I have an iPad from 2012 with retina display, still a good device, but on slower side. The battery backup is still mighty good (can last around 6-8 hours easily with constant use). It is running iOS 9.5 (probably?). It is a potential security risk too, so I dont use it for browsing random internet stuff. Instead I mostly use it for consuming media content - like podcasts, youtube videos etc, which I pre-download on my homeserver setup.

I put my old laptop and hard disks to use as a homeserver, I have scripts running which download podcasts and youtube channels I view often, and at night I can just use my iPad to consume this. Another plus with this setup is, I dont need to see those annoying YT ads, and I always have the videos backed-up with me even if the channel is taken down or the author removes videos.

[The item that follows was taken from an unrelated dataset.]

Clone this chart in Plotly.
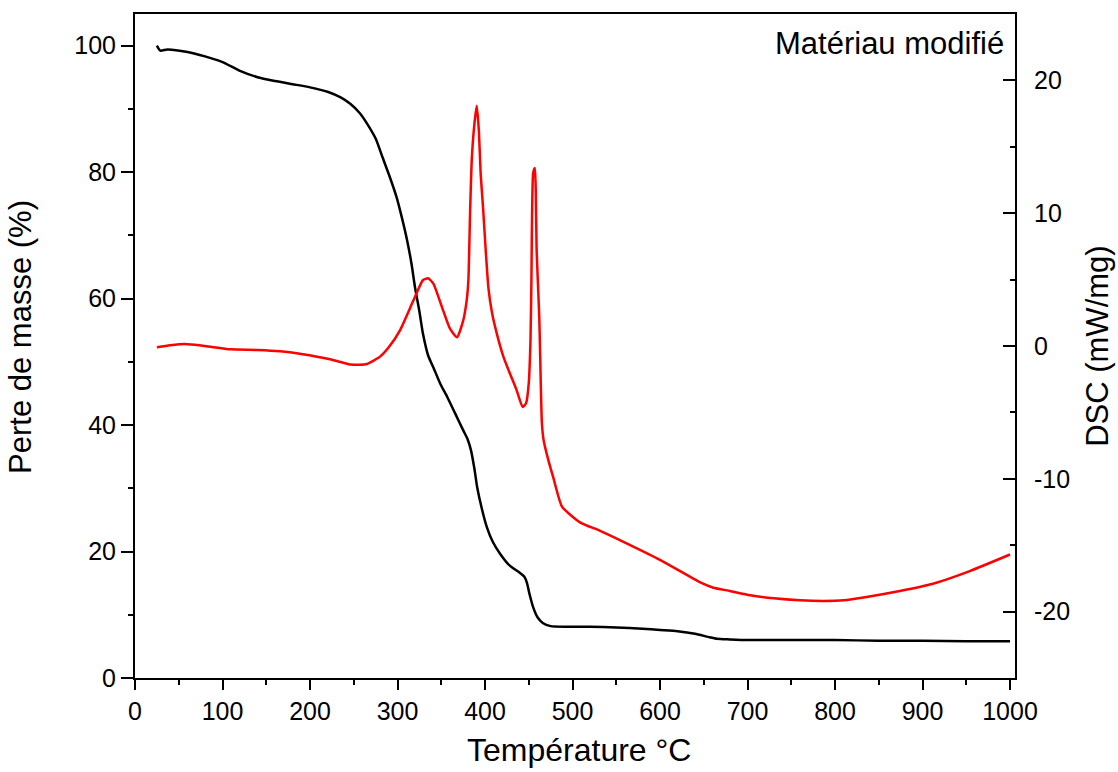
import plotly.graph_objects as go

# TGA (mass loss) curve
tga_temp = [25, 29, 37, 60, 80, 100, 120, 140, 160, 180, 200, 220, 235, 246, 257, 265, 275, 283,
            291, 299, 305, 311, 316, 320, 325, 329, 335, 341, 349, 357, 366, 375, 380, 384, 388,
            391, 396, 402, 409, 417, 428, 440, 445, 448, 451, 455, 460, 466, 475, 494, 520, 550,
            580, 600, 620, 640, 655, 665, 680, 700, 750, 800, 850, 900, 950, 1000]
tga_mass = [100.0, 99.2, 99.4, 99.0, 98.3, 97.4, 96.0, 95.0, 94.4, 93.9, 93.4, 92.7, 91.8, 90.8,
            89.3, 87.7, 85.3, 82.3, 79.3, 76.0, 72.8, 69.2, 65.5, 61.8, 58.0, 54.5, 51.0, 49.1,
            46.5, 44.4, 41.8, 39.2, 37.8, 36.0, 33.0, 30.2, 27.0, 23.9, 21.5, 19.7, 17.8, 16.6,
            16.0, 15.0, 13.2, 11.2, 9.6, 8.7, 8.2, 8.1, 8.1, 8.0, 7.8, 7.6, 7.4, 7.0, 6.5, 6.2,
            6.1, 6.0, 6.0, 6.0, 5.9, 5.9, 5.8, 5.8]

# DSC curve
dsc_temp = [25, 40, 57, 80, 109, 140, 166, 190, 223, 246, 265, 280, 290, 303, 318, 329, 335, 341,
            352, 360, 368, 375, 379, 381, 383, 385, 388, 390.6, 393, 395, 398, 401, 404, 408, 414,
            421, 428, 436, 443, 447, 450, 452, 453, 455, 457, 458, 459, 462, 465, 467, 472, 478,
            488, 509, 531, 560, 600, 646, 661, 680, 703, 730, 760, 786, 810, 836, 874, 912, 954,
            1000]
dsc_val = [-0.1, 0.05, 0.15, 0.0, -0.25, -0.3, -0.4, -0.6, -1.0, -1.4, -1.35, -0.8, -0.1, 1.2,
           3.4, 4.95, 5.1, 4.7, 2.7, 1.3, 0.65, 1.9, 3.4, 4.95, 10.2, 14.2, 16.8, 18.1, 16.2, 13.0,
           10.2, 7.0, 4.3, 2.5, 0.8, -0.8, -2.0, -3.3, -4.6, -4.3, -2.8, 0.5, 4.7, 13.0, 13.4,
           11.7, 7.2, 2.2, -5.8, -7.1, -8.5, -9.9, -12.1, -13.3, -13.9, -14.8, -16.1, -17.8,
           -18.2, -18.45, -18.77, -19.0, -19.15, -19.2, -19.15, -18.9, -18.45, -17.9, -16.95,
           -15.7]

# tick values of the right (DSC) axis
dsc_ticks = [-20, -10, 0, 10, 20]
dsc_ticklabels = [str(v) for v in dsc_ticks]  # plain hyphen-minus as in the original

FONT = "Liberation Sans, Arial, sans-serif"

fig = go.Figure()
fig.add_trace(go.Scatter(x=tga_temp, y=tga_mass, mode="lines",
                         line=dict(color="black", width=2.5, shape="spline", smoothing=0.6),
                         yaxis="y", showlegend=False))
fig.add_trace(go.Scatter(x=dsc_temp, y=dsc_val, mode="lines",
                         line=dict(color="#ff0000", width=2.5, shape="spline", smoothing=0.5),
                         yaxis="y2", showlegend=False))

axis_common = dict(showline=True, linecolor="black", linewidth=2, showgrid=False, zeroline=False,
                   tickfont=dict(family=FONT, size=25, color="black"), tickwidth=2,
                   tickcolor="black")

fig.update_layout(
    width=1118, height=772,
    margin=dict(l=135, r=103, t=14, b=94),
    paper_bgcolor="white", plot_bgcolor="white",
    font=dict(family=FONT, color="black"),
    xaxis=dict(range=[0, 1005.7], tickmode="linear", tick0=0, dtick=100, ticks="outside",
               ticklen=10, mirror=True,
               minor=dict(dtick=50, ticks="outside", ticklen=5, tickwidth=2, tickcolor="black"),
               **axis_common),
    yaxis=dict(range=[0, 105], tickmode="linear", tick0=0, dtick=20, ticks="outside",
               ticklen=12,
               minor=dict(dtick=10, ticks="outside", ticklen=5, tickwidth=2, tickcolor="black"),
               **axis_common),
    yaxis2=dict(range=[-25, 25], overlaying="y", side="right", tickmode="array",
                tickvals=dsc_ticks, ticktext=dsc_ticklabels,
                ticks="inside", ticklen=12, ticklabelstandoff=12,
                minor=dict(tickmode="linear", tick0=-25, dtick=5, ticks="inside", ticklen=5,
                           tickwidth=2, tickcolor="black"),
                **axis_common),
    annotations=[
        dict(text="Matériau modifié", xref="paper", yref="paper", x=0.99, y=0.985,
             xanchor="right", yanchor="top", showarrow=False,
             font=dict(family=FONT, size=31, color="black")),
        dict(text="Température °C", xref="paper", yref="paper", x=0.504, y=-0.108,
             xanchor="center", yanchor="middle", showarrow=False,
             font=dict(family=FONT, size=32, color="black")),
        dict(text="Perte de masse (%)", xref="paper", yref="paper", x=-0.13, y=0.513,
             xanchor="center", yanchor="middle", textangle=-90, showarrow=False,
             font=dict(family=FONT, size=31, color="black")),
        dict(text="DSC (mW/mg)", xref="paper", yref="paper", x=1.093, y=0.5,
             xanchor="center", yanchor="middle", textangle=-90, showarrow=False,
             font=dict(family=FONT, size=31, color="black")),
    ],
)

fig.write_html("out.html")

I also use my iPad as a roku remote over WiFi. Overall I am able to extract utility than just throwing it away.


The iPad that I still use pretty much every single day -- for several hours a day, sometimes -- is an iPad Air 2 that I bought shortly after it was released (late 2014, I think?). It still performs quite well and I don't have any real complaints about it.

In my case, however, I stopped updating it -- a long time ago, in fact! I'm not sure when it was that I stopped but it's running version 10.0.1 so around whenever that came out.

I'm quite aware of the "risks", however, so I don't use it for anything important. It's the device I grab whenever I'm gonna sit and browse HN, catch up on the news, or read some technical documents / papers. I don't really use any apps besides other than Safari and iBooks (I was going to install Firefox for iOS a while back but couldn't as it required a newer version).

About a year or two ago, I did look into updating it to a newer version, but I didn't want to install the newest version as I was afraid I'd be unhappy with either it or its performance and be unable to downgrade / rollback. Upgrading to any version other than the latest simply isn't an option, apparently, even "manually" using iTunes with locally downloaded ".ipsw" files (which were downloaded when they were released and so had valid signatures, etc.). Apple wouldn't let me update it to the last version of iOS 13, for example, so I decided it'll be running 10.0.1 until either it dies or becomes unusable (due to being so far behind).

Similarly, I'm still using the iPhone 6S that I've had for several years -- it is kept up-to-date, though!

Ironically, I ordered both a new iPad and a new iPhone about 15 months ago (December 2020). I did finally open up the new iPhone recently, but I still haven't switched over to it; it's still sitting there at the initial "Hello" setup / welcome screen! The new iPad, however, has been sitting on a shelf, still in the unopened box, since it arrived.


Set up apache2 server, set to show file listings. Amass video folder full of x264 Profile 3.1 & AAC videos and link to apache root. Point old iDevice at server with mobile Safari browser. Browse and view movies on old iDevice across wifi forever.


Where do you intend to use it? I have an older Fire tablet that, while never fast to begin with, is frustrating slow. Ive been using it to remote into my desktop, and want to experiment running linux/windows/android/chromeOs or something in a VM and rdp into it.


I don't know what the jailbreaking scene looks like now but it was amazing almost a decade ago. It's probably worth a try.